E concordando com isso, deve compreender que V. não é uma voz autorizada para falar em nome da democracia.
É antidemocrático dizer que o ensino superior nao é um direito, pelo custo.

Anónimo disse...

Ó ALBERTO, tu que és pelos indivíduos de altos conhecimentos, tu por eles foste abandonado... mas deixa lá que o ignorante vai te salvar:
Primeiro, trata-se de uma citação do Salazar pelo que o anónimo não tem que alterar.
Segundo, além do mais não é incorreto o uso da palavra "poderdes" (investiga para perceberes o porquê).
ALBERTO votos de boa sorte no clube dos indivíduos de altos conhecimentos.

Helena Damião disse...

Prezado Anónimo que escreveu em 13 de fevereiro de 2023 às 17:37, nao sei se percebi bem o sentido do seu comentário: sugere que devamos "dar voz", como agora se diz, publicar, ouvir, ler, etc. apenas é só quem defende o que defendemos? Esse princípio é, como bem explicou Karl Popper, devastador de uma sociedade plural, aberta. Mas, como disse, posso ter entendido mal as suas palavras. Cordialmente, MHD

Anónimo disse...

Também acho que este debate não tem qualquer interesse, sobretudo quando visitado pelo anónimo do verbete anterior, que vem dar razão a Cícero, o qual recomendava ironicamente o insulto, quando faltam os argumentos.
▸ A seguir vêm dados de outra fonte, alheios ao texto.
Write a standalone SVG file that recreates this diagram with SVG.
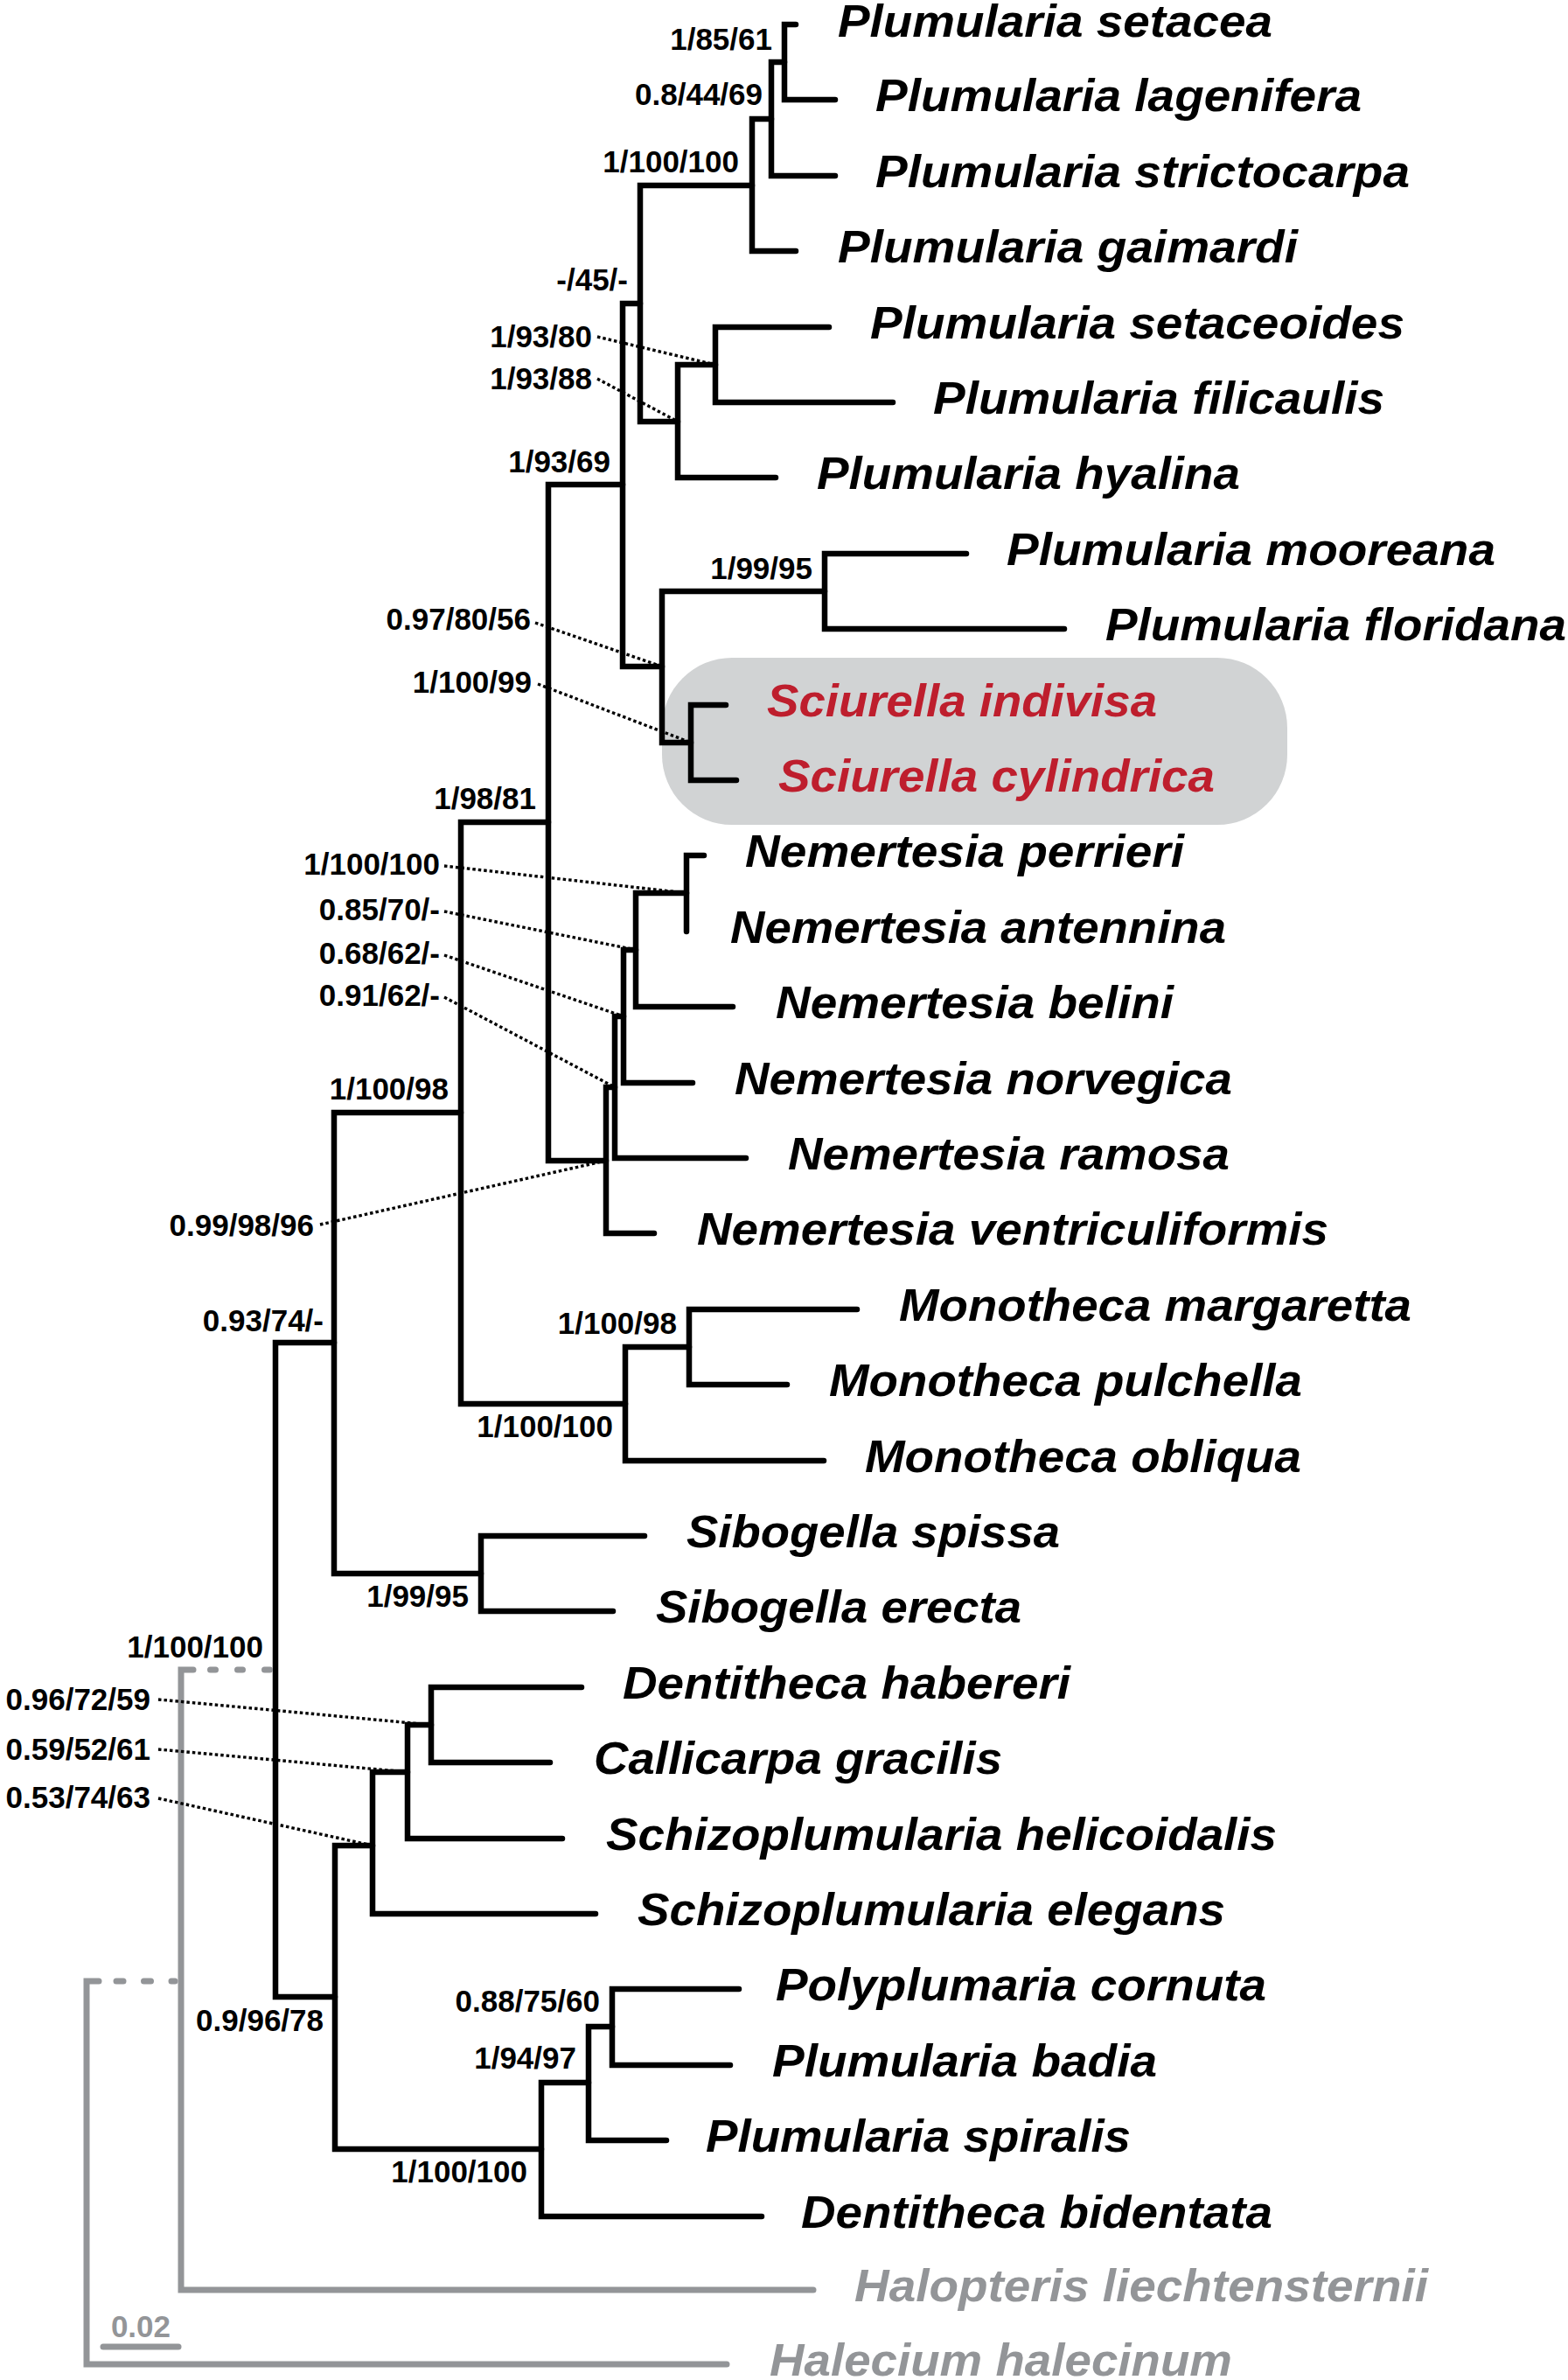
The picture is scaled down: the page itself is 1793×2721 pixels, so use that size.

Gostava de saber em que local, alguma vez, me intitulei de sábio ou mesmo o sugeri.. Mas é infelizmente fácil, mesmo a um não sábio, descodificar a ignorância, quando ela é tão notoriamente patente e atrevida, como a que se exibe, com despudor, nas redes sociais. E é importante combatê-la, porque é nefasta e desorienta quem a frequenta. Se eu fosse maldoso, deduziria, das palavras do verbete anterior,, que o seu autor se sentiu atingido. É um bom sinal, depararmos com a possibilidade da nossa ignorância. É um bom começo. Por mim, assusta-me, na minha já avançada idade, a imensidão do que não sei e devia saber. Mas a diferença entre mim e um ignorante é que eu sei que o sou e ele não sabe que é . E esta diferença faz tudo.
Eugénio Lisboa

Anónimo disse...

É portanto a sua pujante ignorância que lhe permite distinguir-se do ignorante. Ou seja, a sua ignorância é ´sábia´. Parabéns, ó autointitulado, distingue-se da ralé por uma ignorància de élite. Muito fixe.